● **Input**:
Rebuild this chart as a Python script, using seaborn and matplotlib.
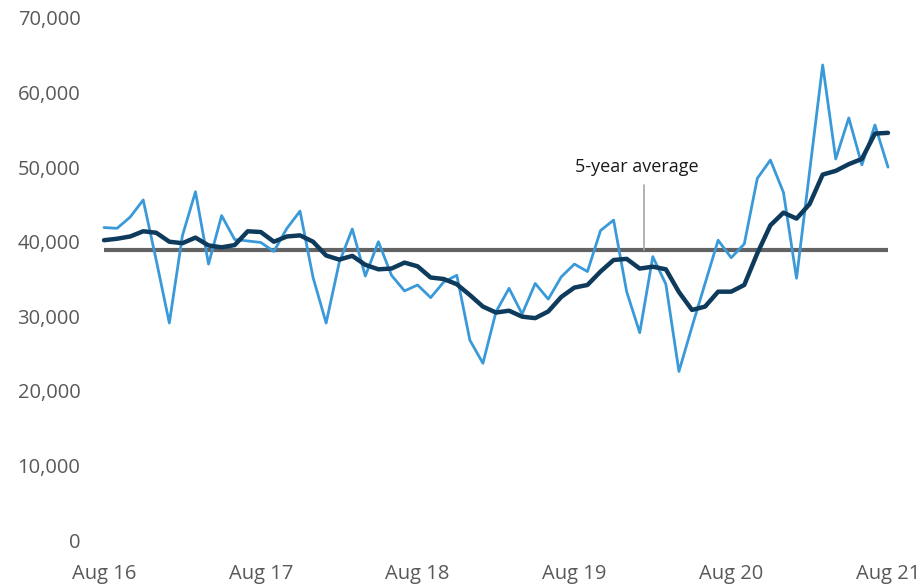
import matplotlib
matplotlib.use("Agg")
import matplotlib.pyplot as plt
import seaborn as sns
import pandas as pd
import numpy as np

# Monthly values, Aug 2016 - Aug 2021
monthly = [41900, 41800, 43300, 45600, 37500, 29100, 40800, 46700, 37000, 43500,
           40300, 40100, 39900, 38700, 41800, 44100, 35200, 29100, 37200, 41700,
           35400, 40000, 35500, 33400, 34200, 32500, 34600, 35500, 26800, 23700,
           30600, 33750, 30300, 34400, 32300, 35300, 37000, 36000, 41500, 42900,
           33300, 27800, 38000, 34300, 22600, 28600, 34400, 40200, 37850, 39700,
           48500, 50950, 46600, 35100, 49400, 63700, 51100, 56600, 50300, 55650,
           50000]
moving_avg = [40200, 40400, 40700, 41400, 41200, 40000, 39800, 40550, 39500, 39250,
              39550, 41400, 41300, 40000, 40700, 40850, 40000, 38150, 37600, 38100,
              36900, 36300, 36400, 37200, 36700, 35200, 35000, 34300, 32850, 31300,
              30500, 30750, 29950, 29750, 30650, 32600, 33850, 34200, 36000, 37550,
              37700, 36400, 36650, 36300, 33250, 30850, 31300, 33300, 33300, 34200,
              38450, 42200, 43900, 43100, 45050, 49000, 49500, 50400, 51100, 54500,
              54600]
five_year_avg = 38900
tick_labels = ["Aug 16", "Aug 17", "Aug 18", "Aug 19", "Aug 20", "Aug 21"]
y_ticks = [0, 10000, 20000, 30000, 40000, 50000, 60000, 70000]
annotation = "5-year average"

months = np.arange(len(monthly))
df = pd.DataFrame({"month": months, "monthly": monthly, "avg3": moving_avg,
                   "five": [five_year_avg] * len(monthly)})

sns.set_theme(style="white")
plt.rcParams["font.family"] = ["Open Sans", "DejaVu Sans"]

W, H = 921, 585
fig = plt.figure(figsize=(W / 100, H / 100), dpi=100)
ax = fig.add_axes([104 / W, (H - 540) / H, (888 - 104) / W, (540 - 18) / H])

sns.lineplot(data=df, x="month", y="five", ax=ax, color="#636363", linewidth=3.0,
             clip_on=False, solid_capstyle="butt")
sns.lineplot(data=df, x="month", y="monthly", ax=ax, color="#3A9AD9", linewidth=2.0,
             clip_on=False)
sns.lineplot(data=df, x="month", y="avg3", ax=ax, color="#0E3A5C", linewidth=3.2,
             clip_on=False, solid_capstyle="round")

# annotation leader line and label
lead_x = 41.35
ax.plot([lead_x, lead_x], [five_year_avg, 47600], color="#A6A6A6", linewidth=1.2)
ax.text(40.8, 49350, annotation, ha="center", va="baseline",
        fontsize=13, color="#1a1a1a")

ax.set_xlim(0, 60)
ax.set_ylim(0, 70000)
ax.set_xticks(np.arange(0, 61, 12))
ax.set_xticklabels(tick_labels)
ax.set_yticks(y_ticks)
ax.set_yticklabels([f"{v:,}" for v in y_ticks])
ax.tick_params(axis="both", length=0, labelsize=14.5, labelcolor="#595959")
ax.tick_params(axis="y", pad=17)
ax.tick_params(axis="x", pad=17)
ax.set_xlabel("")
ax.set_ylabel("")
for s in ax.spines.values():
    s.set_visible(False)
ax.grid(False)
ax.set_facecolor("white")

fig.savefig("out.png", dpi=100, facecolor="white")
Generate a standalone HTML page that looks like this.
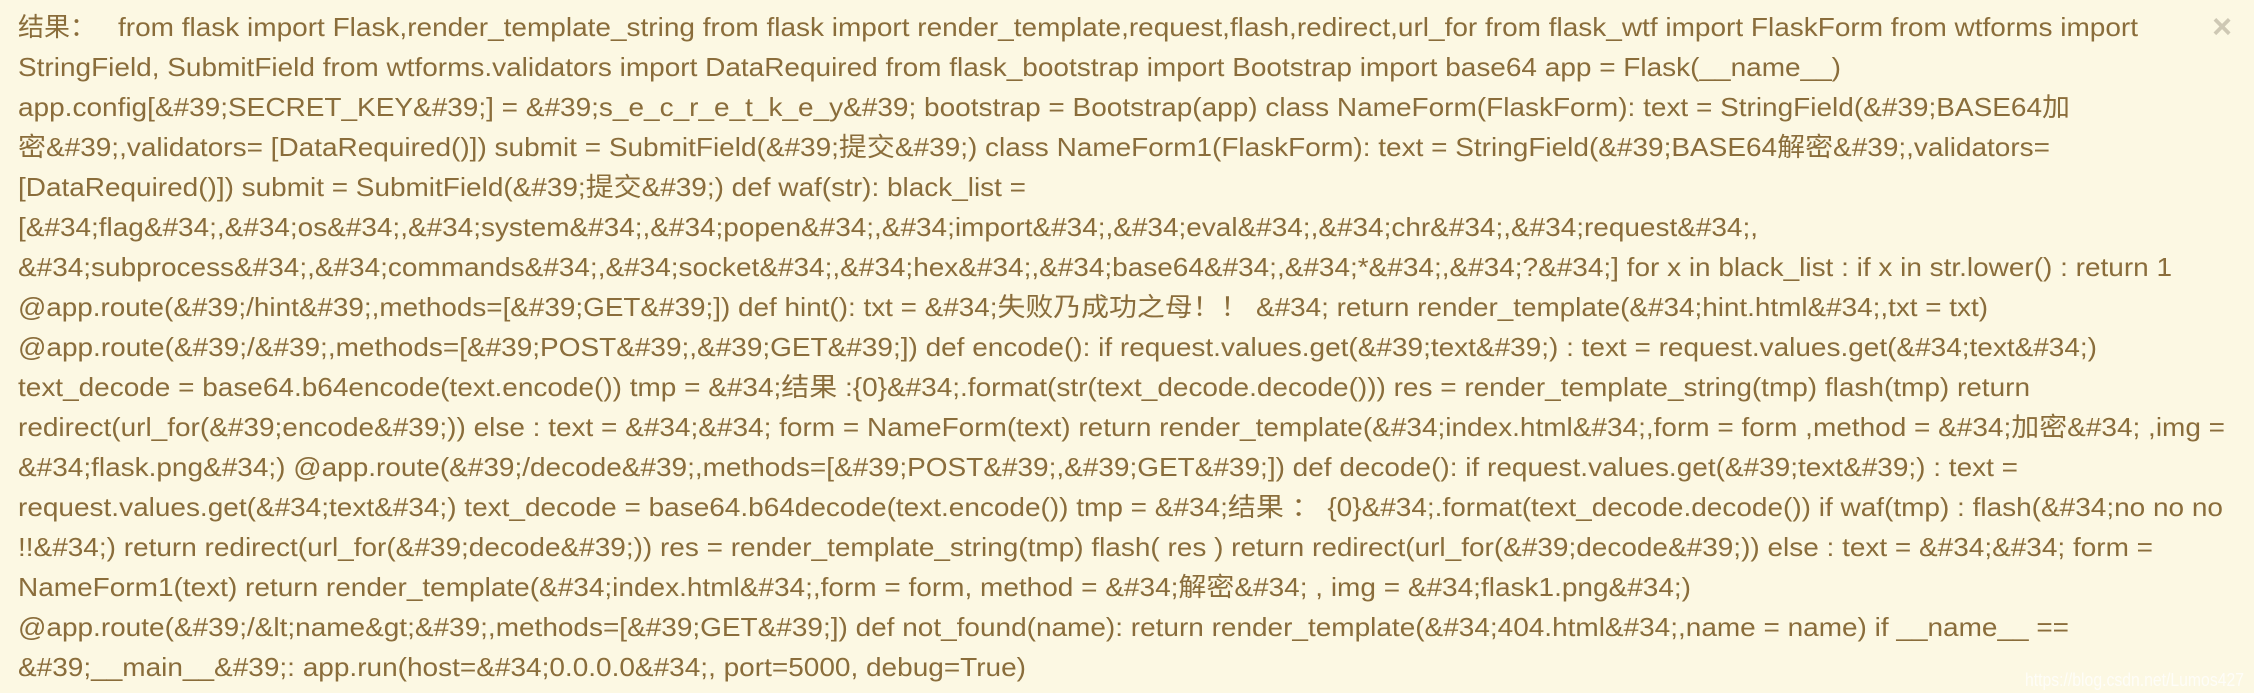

● **What to work on**: Every record must be copied exactly, with images dropped from the result.

● **Task answer**:
Rebuild this chart as a Python script, using seaborn and matplotlib.
import matplotlib
matplotlib.use("Agg")
import matplotlib.pyplot as plt
import seaborn as sns
import pandas as pd
import numpy as np

# Monthly values, Aug 2016 - Aug 2021
monthly = [41900, 41800, 43300, 45600, 37500, 29100, 40800, 46700, 37000, 43500,
           40300, 40100, 39900, 38700, 41800, 44100, 35200, 29100, 37200, 41700,
           35400, 40000, 35500, 33400, 34200, 32500, 34600, 35500, 26800, 23700,
           30600, 33750, 30300, 34400, 32300, 35300, 37000, 36000, 41500, 42900,
           33300, 27800, 38000, 34300, 22600, 28600, 34400, 40200, 37850, 39700,
           48500, 50950, 46600, 35100, 49400, 63700, 51100, 56600, 50300, 55650,
           50000]
moving_avg = [40200, 40400, 40700, 41400, 41200, 40000, 39800, 40550, 39500, 39250,
              39550, 41400, 41300, 40000, 40700, 40850, 40000, 38150, 37600, 38100,
              36900, 36300, 36400, 37200, 36700, 35200, 35000, 34300, 32850, 31300,
              30500, 30750, 29950, 29750, 30650, 32600, 33850, 34200, 36000, 37550,
              37700, 36400, 36650, 36300, 33250, 30850, 31300, 33300, 33300, 34200,
              38450, 42200, 43900, 43100, 45050, 49000, 49500, 50400, 51100, 54500,
              54600]
five_year_avg = 38900
tick_labels = ["Aug 16", "Aug 17", "Aug 18", "Aug 19", "Aug 20", "Aug 21"]
y_ticks = [0, 10000, 20000, 30000, 40000, 50000, 60000, 70000]
annotation = "5-year average"

months = np.arange(len(monthly))
df = pd.DataFrame({"month": months, "monthly": monthly, "avg3": moving_avg,
                   "five": [five_year_avg] * len(monthly)})

sns.set_theme(style="white")
plt.rcParams["font.family"] = ["Open Sans", "DejaVu Sans"]

W, H = 921, 585
fig = plt.figure(figsize=(W / 100, H / 100), dpi=100)
ax = fig.add_axes([104 / W, (H - 540) / H, (888 - 104) / W, (540 - 18) / H])

sns.lineplot(data=df, x="month", y="five", ax=ax, color="#636363", linewidth=3.0,
             clip_on=False, solid_capstyle="butt")
sns.lineplot(data=df, x="month", y="monthly", ax=ax, color="#3A9AD9", linewidth=2.0,
             clip_on=False)
sns.lineplot(data=df, x="month", y="avg3", ax=ax, color="#0E3A5C", linewidth=3.2,
             clip_on=False, solid_capstyle="round")

# annotation leader line and label
lead_x = 41.35
ax.plot([lead_x, lead_x], [five_year_avg, 47600], color="#A6A6A6", linewidth=1.2)
ax.text(40.8, 49350, annotation, ha="center", va="baseline",
        fontsize=13, color="#1a1a1a")

ax.set_xlim(0, 60)
ax.set_ylim(0, 70000)
ax.set_xticks(np.arange(0, 61, 12))
ax.set_xticklabels(tick_labels)
ax.set_yticks(y_ticks)
ax.set_yticklabels([f"{v:,}" for v in y_ticks])
ax.tick_params(axis="both", length=0, labelsize=14.5, labelcolor="#595959")
ax.tick_params(axis="y", pad=17)
ax.tick_params(axis="x", pad=17)
ax.set_xlabel("")
ax.set_ylabel("")
for s in ax.spines.values():
    s.set_visible(False)
ax.grid(False)
ax.set_facecolor("white")

fig.savefig("out.png", dpi=100, facecolor="white")
Generate a standalone HTML page that looks like this.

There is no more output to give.